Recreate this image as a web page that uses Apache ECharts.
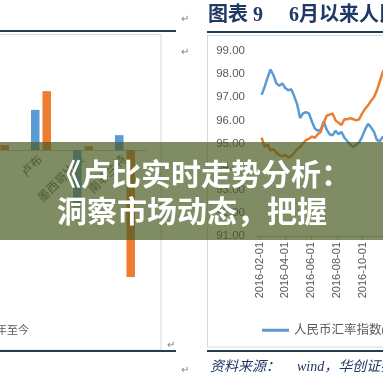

...

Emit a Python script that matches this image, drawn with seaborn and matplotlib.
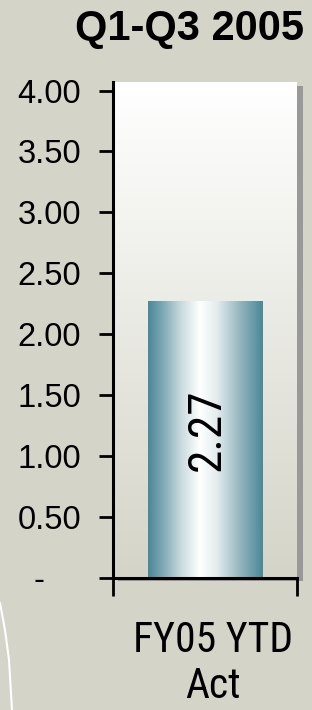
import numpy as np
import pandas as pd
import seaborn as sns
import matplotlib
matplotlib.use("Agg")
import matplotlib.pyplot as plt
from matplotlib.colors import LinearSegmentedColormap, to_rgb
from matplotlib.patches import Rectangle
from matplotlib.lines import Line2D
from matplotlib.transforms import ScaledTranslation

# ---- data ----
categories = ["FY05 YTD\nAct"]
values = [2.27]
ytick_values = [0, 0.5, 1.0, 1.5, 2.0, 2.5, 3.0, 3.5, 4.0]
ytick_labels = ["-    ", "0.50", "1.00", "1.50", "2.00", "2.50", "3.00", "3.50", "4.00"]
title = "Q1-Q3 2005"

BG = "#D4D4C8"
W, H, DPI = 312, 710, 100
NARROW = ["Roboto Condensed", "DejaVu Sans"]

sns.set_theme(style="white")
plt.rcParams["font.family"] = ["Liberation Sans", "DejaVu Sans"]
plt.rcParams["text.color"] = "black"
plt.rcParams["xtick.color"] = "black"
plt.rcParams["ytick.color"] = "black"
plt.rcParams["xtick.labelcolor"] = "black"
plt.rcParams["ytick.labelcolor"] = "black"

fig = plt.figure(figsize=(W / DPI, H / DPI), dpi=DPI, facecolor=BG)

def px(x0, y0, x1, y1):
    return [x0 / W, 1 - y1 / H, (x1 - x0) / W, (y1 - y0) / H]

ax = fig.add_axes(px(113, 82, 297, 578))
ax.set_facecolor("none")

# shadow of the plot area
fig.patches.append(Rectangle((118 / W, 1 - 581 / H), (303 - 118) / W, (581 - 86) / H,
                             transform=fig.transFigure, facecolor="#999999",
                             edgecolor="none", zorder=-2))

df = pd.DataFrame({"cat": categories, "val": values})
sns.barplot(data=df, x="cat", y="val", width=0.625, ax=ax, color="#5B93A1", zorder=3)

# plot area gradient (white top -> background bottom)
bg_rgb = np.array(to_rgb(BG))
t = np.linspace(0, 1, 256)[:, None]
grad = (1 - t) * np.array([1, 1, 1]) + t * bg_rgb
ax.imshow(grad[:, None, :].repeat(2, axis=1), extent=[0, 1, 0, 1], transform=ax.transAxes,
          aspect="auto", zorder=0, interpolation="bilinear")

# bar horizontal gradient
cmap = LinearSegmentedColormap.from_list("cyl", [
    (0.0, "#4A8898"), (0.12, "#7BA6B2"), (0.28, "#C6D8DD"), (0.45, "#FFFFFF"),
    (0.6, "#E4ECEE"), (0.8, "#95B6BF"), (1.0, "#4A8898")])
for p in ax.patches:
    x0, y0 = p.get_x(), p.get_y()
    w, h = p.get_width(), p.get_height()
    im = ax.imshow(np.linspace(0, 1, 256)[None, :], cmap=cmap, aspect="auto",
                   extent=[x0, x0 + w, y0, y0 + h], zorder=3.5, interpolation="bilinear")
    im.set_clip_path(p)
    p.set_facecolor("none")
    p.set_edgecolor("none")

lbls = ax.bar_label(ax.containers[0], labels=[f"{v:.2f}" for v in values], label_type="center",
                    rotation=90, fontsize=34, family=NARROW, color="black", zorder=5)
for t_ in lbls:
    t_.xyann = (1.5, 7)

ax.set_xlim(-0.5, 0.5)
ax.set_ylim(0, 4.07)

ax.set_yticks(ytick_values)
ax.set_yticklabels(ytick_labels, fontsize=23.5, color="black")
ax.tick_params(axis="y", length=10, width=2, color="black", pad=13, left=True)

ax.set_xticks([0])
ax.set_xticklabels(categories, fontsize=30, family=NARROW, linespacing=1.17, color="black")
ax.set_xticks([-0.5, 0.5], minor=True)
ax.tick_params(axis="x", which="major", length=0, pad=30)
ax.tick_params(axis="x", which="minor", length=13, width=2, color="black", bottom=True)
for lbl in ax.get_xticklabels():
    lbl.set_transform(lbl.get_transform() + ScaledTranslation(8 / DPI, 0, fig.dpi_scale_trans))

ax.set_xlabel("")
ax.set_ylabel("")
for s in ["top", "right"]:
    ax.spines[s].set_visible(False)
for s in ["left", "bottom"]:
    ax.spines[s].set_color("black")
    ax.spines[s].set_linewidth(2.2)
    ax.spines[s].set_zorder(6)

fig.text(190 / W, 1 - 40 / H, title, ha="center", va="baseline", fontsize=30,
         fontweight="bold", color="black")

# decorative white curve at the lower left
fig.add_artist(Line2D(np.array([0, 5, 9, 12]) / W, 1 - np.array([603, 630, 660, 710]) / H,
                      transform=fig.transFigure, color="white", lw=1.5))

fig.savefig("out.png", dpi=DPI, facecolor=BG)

*OBJECTIVE:*
Skip all pictures. Output only the lines from the one containing "Emit a Python" to the one containing "from matplotlib.transforms import", both lines included.

*ANSWER TO THIS PROBLEM:*
Emit a Python script that matches this image, drawn with seaborn and matplotlib.
import numpy as np
import pandas as pd
import seaborn as sns
import matplotlib
matplotlib.use("Agg")
import matplotlib.pyplot as plt
from matplotlib.colors import LinearSegmentedColormap, to_rgb
from matplotlib.patches import Rectangle
from matplotlib.lines import Line2D
from matplotlib.transforms import ScaledTranslation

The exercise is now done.